Нора пристально посмотрела в глаза Пети и сказала, что она согласна с ним. Дело тут, конечно, не в этой девушке, а в том, что мы, люди, вправе претендовать на сложные чувства. Она задумалась, потом заметила, что в данную минуту более точно выразиться не может, и добавила: «С каждым из нас может стрястись беда, большая или маленькая, и каково бы нам было, если бы в такой момент наш спутник жизни отвернулся от нас?» Альт Норы (кажется, так называют этот бархатный голос, правда, он у нее немного хрипловатый — не столько от курения, сколько от того, что она никогда не делает нормального вдоха, когда говорит) всегда водворяет тишину. Красивых женщин, если к тому же они и умны, неизменно окружает ореол уважения. Но на сей раз Кирай не стал сдерживать свой пыл. А может, он именно хотел подчеркнуть родство их душ, свою симпатию к ней (он даже не старался отвести взгляда от Норы) тем, что пренебрег неписаными законами насчет привилегий красивых женщин. Во всяком случае, он перебил ее. «В жизни бывают не только несчастья и крайности», — сказал он. «Вот именно! — невозмутимо продолжала Нора. — Утверждают, что самый главный враг чувств — привычка, скука серых будней. То и дело приходится слышать: они надоели друг другу. Этого никоим образом нельзя допускать».

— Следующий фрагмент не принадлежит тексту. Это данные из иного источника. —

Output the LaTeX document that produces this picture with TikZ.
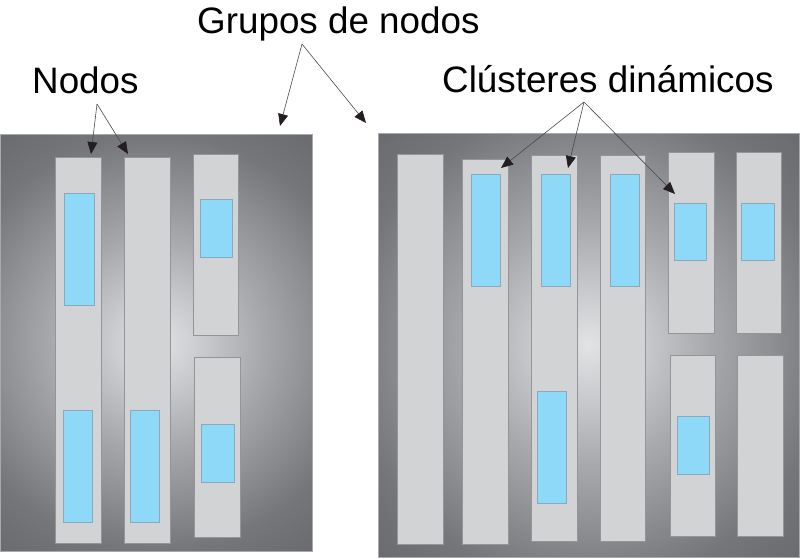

Нора закончила свою мысль, но Кирай, прежде чем начать говорить, взглядом как бы попросил у нее разрешения, и я заметил, Нора тоже одними глазами, не без легкой иронии и вместе с тем любезно уступила ему слово. Только после этого он признался, что пришел точно к такому же выводу. Он, конечно, рассказал об исключительном случае, но если хорошенько поразмыслить, крайности всегда резче оттеняют суть явлений. Исключительность этого случая, сказал он, не означает, что типичные случаи не бывают частными, и привел слова Толстого о том, что все счастливые семьи похожи друг на друга, каждая несчастливая семья несчастлива по-своему. В этом смысле любой случай является частным и, очевидно, каждому можно найти объяснение. Он не настаивает на том, чтобы несчастливые по какому-то высшему нравственному долгу до конца жизни не разрывали супружеских уз. Это, по его мнению, как раз было бы безнравственно. Вопрос в том, почему эти люди несчастливы, более того — он наконец так сформулировал вопрос: действительно ли они несчастливы?